Presentation #405.02 in the session Moon: Surface and Atmosphere.
A major problem when assessing the potential stability of lunar volatiles from orbit is the limited resolution of the existing temperature data from the Diviner Lunar Radiometer, which averages over variability at small scales. It has previously been found that surface roughness on sunlit terrain at scales down to 10 cm creates “micro cold traps” – unresolved features that expand the Moon’s cold trapping area by 10-20%. Here, we expand this work into the Moon’s polar permanently-shadowed regions (PSRs) by applying illumination and thermal models to 1 metre-per-pixel rough terrain created by upscaling 240 metre-per-pixel digital elevation models (DEMs) produced by the Lunar Orbiter Laser Altimeter (LOLA).
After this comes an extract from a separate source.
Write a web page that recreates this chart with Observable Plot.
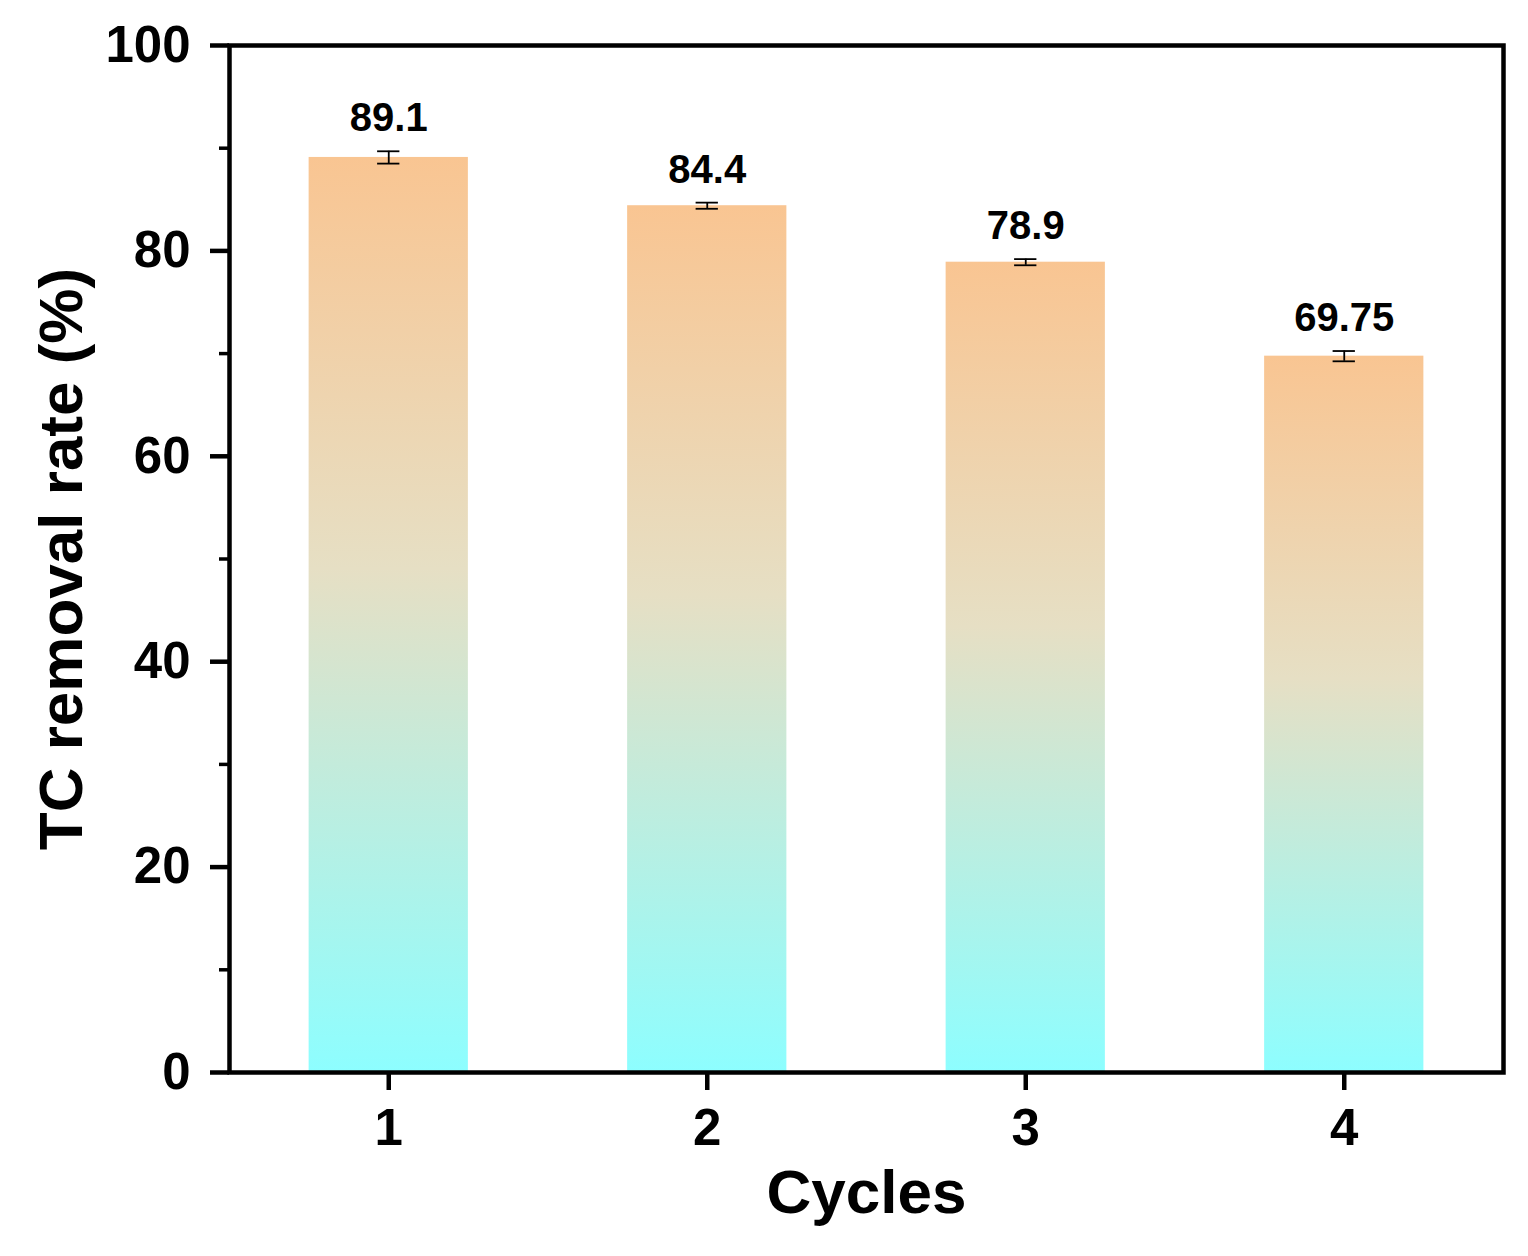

We specifically focus on the Lunar Crater Observation and Sensing Satellite (LCROSS) impact site as an opportunity to connect the observed volatile abundances in the impact plume with the modeled subpixel temperatures.
We find that small-scale roughness features create a highly-heterogeneous thermal environment that covers a wide range of temperatures, supporting the idea that temperature measurements made by Diviner are not representative of surface temperatures on human scales. Our modeled surficial cold-trapping areas are inconsistent with LCROSS abundances, suggesting a sub-surficial origin for the observed volatiles. Additionally, we investigate the seasonality of subpixel temperatures, finding that much of the LCROSS impact site experiences extended periods of extremely low temperatures, with nearly the entire Diviner/LOLA pixel remaining below 35 K for at least half of each year.
 Hayne, P.O., Aharonson, O., & Schörghofer, N. Micro cold traps on the Moon. Nat Astron 5, 169–175 (2021).